In short, Gazans are living in a "prison", and their jailers are systematically reducing their lives to utter misery. The international blockade is "destroying public service infrastructure", with Israel’s restrictions on fuel and electricity greatly exacerbating the crisis. Hospitals are barely functioning, while Israel’s "attack on basic services" is "systematically destroying the water and sewage infrastructure of the Gaza Strip":

"Hospitals cannot generate electricity to keep lifesaving equipment working or to generate oxygen, while 40-50 million litres of sewage continues to pour into the sea daily."

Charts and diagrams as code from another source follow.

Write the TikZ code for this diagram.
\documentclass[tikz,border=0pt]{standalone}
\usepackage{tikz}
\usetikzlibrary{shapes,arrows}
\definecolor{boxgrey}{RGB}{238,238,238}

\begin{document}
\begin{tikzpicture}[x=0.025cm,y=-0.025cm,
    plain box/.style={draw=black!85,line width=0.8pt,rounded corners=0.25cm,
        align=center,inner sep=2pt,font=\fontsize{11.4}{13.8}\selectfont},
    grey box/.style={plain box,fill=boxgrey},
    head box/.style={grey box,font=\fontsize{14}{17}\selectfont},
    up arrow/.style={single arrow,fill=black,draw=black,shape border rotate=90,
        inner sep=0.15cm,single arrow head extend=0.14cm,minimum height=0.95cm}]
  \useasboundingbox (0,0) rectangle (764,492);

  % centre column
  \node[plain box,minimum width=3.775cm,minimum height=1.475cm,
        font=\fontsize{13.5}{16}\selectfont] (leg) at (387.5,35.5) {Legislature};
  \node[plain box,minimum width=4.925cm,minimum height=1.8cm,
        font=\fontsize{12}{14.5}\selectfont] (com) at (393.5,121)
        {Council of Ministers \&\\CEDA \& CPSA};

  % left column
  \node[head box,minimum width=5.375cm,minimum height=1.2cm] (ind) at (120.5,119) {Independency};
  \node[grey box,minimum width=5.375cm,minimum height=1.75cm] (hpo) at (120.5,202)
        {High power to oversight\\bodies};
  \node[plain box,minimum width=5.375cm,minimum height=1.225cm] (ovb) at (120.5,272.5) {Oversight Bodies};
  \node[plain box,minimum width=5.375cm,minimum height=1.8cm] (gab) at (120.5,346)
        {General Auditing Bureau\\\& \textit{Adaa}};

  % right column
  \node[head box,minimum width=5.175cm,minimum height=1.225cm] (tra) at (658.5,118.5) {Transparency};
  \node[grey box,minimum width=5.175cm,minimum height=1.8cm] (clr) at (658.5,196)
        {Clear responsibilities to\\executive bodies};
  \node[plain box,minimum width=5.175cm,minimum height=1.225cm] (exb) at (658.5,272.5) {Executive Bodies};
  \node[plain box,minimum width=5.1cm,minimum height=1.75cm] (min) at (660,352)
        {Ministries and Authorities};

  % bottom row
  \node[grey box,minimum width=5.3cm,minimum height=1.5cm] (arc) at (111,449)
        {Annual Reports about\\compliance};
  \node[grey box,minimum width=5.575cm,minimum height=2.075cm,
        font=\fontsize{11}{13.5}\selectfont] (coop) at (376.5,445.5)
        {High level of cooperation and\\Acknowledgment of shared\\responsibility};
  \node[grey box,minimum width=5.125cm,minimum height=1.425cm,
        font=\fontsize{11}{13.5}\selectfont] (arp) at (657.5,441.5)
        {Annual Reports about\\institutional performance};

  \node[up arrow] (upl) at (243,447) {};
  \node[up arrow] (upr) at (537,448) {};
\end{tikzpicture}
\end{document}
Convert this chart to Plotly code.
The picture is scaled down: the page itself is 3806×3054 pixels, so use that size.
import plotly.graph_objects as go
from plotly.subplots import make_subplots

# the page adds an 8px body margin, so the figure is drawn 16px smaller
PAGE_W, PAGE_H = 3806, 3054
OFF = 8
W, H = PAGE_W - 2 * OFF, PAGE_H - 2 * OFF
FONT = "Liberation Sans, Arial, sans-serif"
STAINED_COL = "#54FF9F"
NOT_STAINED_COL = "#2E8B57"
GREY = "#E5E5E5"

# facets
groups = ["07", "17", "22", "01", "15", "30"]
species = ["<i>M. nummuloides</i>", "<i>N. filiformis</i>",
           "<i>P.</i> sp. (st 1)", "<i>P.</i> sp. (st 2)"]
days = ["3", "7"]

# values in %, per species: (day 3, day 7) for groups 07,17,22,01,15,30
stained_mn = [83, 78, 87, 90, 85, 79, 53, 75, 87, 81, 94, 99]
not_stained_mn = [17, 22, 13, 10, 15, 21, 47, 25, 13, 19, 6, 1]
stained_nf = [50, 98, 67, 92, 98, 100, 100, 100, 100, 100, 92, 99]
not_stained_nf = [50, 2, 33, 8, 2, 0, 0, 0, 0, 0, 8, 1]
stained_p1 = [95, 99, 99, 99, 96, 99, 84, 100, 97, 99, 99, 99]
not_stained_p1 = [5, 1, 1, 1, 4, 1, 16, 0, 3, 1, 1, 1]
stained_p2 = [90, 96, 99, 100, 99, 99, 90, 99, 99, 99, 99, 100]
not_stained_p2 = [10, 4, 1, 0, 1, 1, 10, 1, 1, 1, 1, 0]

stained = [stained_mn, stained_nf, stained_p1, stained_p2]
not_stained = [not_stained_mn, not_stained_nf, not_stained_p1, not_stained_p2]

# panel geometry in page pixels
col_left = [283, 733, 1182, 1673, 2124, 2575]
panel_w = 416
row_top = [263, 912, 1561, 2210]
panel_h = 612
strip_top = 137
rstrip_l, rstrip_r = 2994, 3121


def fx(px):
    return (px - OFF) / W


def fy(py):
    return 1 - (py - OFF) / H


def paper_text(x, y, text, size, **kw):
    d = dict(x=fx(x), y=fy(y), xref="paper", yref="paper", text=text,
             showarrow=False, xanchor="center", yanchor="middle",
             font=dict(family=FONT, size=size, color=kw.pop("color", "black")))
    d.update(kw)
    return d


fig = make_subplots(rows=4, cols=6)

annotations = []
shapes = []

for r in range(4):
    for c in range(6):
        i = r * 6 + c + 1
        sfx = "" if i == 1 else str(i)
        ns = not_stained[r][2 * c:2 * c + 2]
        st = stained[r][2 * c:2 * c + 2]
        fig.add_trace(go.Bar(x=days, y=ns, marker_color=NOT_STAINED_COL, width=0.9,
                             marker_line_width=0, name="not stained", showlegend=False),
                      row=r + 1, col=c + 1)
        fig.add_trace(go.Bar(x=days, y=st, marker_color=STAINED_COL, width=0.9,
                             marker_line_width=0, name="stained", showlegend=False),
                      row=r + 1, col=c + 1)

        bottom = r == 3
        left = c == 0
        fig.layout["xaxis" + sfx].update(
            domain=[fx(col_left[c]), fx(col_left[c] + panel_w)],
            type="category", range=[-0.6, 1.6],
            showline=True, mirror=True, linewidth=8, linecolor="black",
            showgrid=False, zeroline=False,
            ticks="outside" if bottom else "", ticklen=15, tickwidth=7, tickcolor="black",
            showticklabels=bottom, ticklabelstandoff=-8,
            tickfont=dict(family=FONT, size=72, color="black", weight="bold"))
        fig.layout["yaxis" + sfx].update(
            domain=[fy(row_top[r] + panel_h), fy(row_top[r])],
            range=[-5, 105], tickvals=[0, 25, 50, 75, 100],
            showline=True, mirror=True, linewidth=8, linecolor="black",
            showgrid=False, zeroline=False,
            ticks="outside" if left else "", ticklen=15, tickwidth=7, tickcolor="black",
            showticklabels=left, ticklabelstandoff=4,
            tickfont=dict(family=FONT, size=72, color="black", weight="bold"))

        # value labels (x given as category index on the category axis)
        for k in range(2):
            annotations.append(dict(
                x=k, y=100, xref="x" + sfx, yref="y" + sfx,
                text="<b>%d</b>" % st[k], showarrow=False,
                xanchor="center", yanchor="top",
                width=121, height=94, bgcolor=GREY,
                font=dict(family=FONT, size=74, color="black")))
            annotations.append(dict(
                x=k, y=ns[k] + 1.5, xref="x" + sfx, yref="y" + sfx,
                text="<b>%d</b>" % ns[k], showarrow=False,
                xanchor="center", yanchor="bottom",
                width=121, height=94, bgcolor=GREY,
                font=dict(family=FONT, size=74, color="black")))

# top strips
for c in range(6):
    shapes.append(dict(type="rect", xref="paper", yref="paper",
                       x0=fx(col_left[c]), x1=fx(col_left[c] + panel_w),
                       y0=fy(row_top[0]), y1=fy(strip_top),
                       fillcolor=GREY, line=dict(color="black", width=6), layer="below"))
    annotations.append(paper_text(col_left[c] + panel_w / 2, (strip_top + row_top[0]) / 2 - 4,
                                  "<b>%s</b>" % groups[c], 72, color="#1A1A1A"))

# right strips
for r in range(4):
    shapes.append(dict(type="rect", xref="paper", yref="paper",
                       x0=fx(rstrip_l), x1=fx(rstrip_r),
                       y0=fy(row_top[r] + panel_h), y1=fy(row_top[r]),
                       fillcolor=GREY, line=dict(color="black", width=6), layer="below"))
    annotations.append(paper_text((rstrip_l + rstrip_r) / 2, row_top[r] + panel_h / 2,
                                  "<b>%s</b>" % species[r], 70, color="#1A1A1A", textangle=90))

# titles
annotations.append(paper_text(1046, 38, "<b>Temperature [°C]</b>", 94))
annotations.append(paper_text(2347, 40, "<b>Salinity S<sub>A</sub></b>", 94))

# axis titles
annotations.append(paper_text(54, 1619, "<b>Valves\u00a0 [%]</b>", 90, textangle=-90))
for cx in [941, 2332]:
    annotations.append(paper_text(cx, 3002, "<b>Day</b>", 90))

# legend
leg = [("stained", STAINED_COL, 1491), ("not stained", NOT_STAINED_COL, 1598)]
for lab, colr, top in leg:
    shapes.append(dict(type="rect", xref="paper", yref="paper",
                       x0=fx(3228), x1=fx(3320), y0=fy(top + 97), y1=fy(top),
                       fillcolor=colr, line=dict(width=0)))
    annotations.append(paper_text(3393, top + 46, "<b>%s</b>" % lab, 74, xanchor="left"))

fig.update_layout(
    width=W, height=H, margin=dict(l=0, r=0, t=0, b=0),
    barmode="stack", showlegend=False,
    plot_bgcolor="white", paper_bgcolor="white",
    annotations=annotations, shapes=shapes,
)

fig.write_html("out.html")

Healthcare in Gaza has "dramatically deteriorated" over the past six months. As a result of Israel’s restrictions on fuel and electricity, hospitals are "experiencing power cuts lasting for 8-12 hours a day", and there is a "60-70 percent shortage reported in the diesel required for hospital power generators." Access to healthcare abroad is critical for the Gazan population, as treatments such as chemotherapy are not available in the Strip. The proportion of applicants given permits to exit Gaza for treatment decreased significantly after Hamas took control of Gaza. This, together with several reports that Israel has conditioned permits on patients giving information on suspects, suggests that Israel is in many cases refusing to allow critically ill Palestinians access to treatment in Egypt or Israel on purely political grounds. Between October-December 2007, the World Health Organisation confirmed the deaths of 20 patients, including 5 children, after Israel refused to issue them permits to receive medical treatment abroad. Other sources have put the figure much higher, and the true figure will likely never be known. We know from previous experience that sanctions as extreme as these hit image the young, the old and the frail particularly hard – in Iraq, for example, the sanctions regime killed up to a million people, half of them children. Here too the impact of the blockade on Gazan children, who comprise 56% of the population, has been "enormous". One indicator of their suffering is the "nearly 80% failure rate" among pupils in grades four to nine, with a 90% failure rate for Mathematics. This in a society well known for placing high value on education. The NGOs conclude that Israel’s blockade has "effectively dismantled the economy and impoverished the population of Gaza." It constitutes "collective punishment" and is "illegal under international law." The report emphasises that the humanitarian crisis in Gaza is "man-made, completely avoidable and, with the necessary political will, can also be reversed." Noting that the current strategy "is failing at all levels" (in fact I’d say it has largely succeeded, the above being the intended result of U.S./Israeli policy), it calls for an end to the blockade, a resumption of normal deliveries of fuel and electricity and a peace process involving "political dialogue with all Palestinian parties." As Henry Siegman writes,

"It’s time to take advantage of Hamas’s offer of a mutual cease-fire that would not only end the killing in Gaza and the West Bank and the rocket fire on Sderot and Ashkelon, but also prevent a potentially calamitous escalation threatened by Barak. Such a cease-fire would also offer an opportunity to refashion – with the collaboration of Saudi Arabia, Egypt, and other Arab countries – a Palestinian unity government that could resume peace talks on a more realistic foundation. To be sure, Olmert and Barak will rail against such a course, but a majority of Israel’s public favors reaching out to Hamas. What hope there is for an Israeli-Palestinian agreement before the two-state option evaporates depends on the United States finally screwing up the political and moral courage to use its considerable leverage with Israel and the Palestinians to return them to a path of sanity."

Unfortunately for everyone, particularly the terrorised population of Gaza, it looks as though Israel and the U.S. remain determined to destroy Hamas as a political organisation, no matter the cost.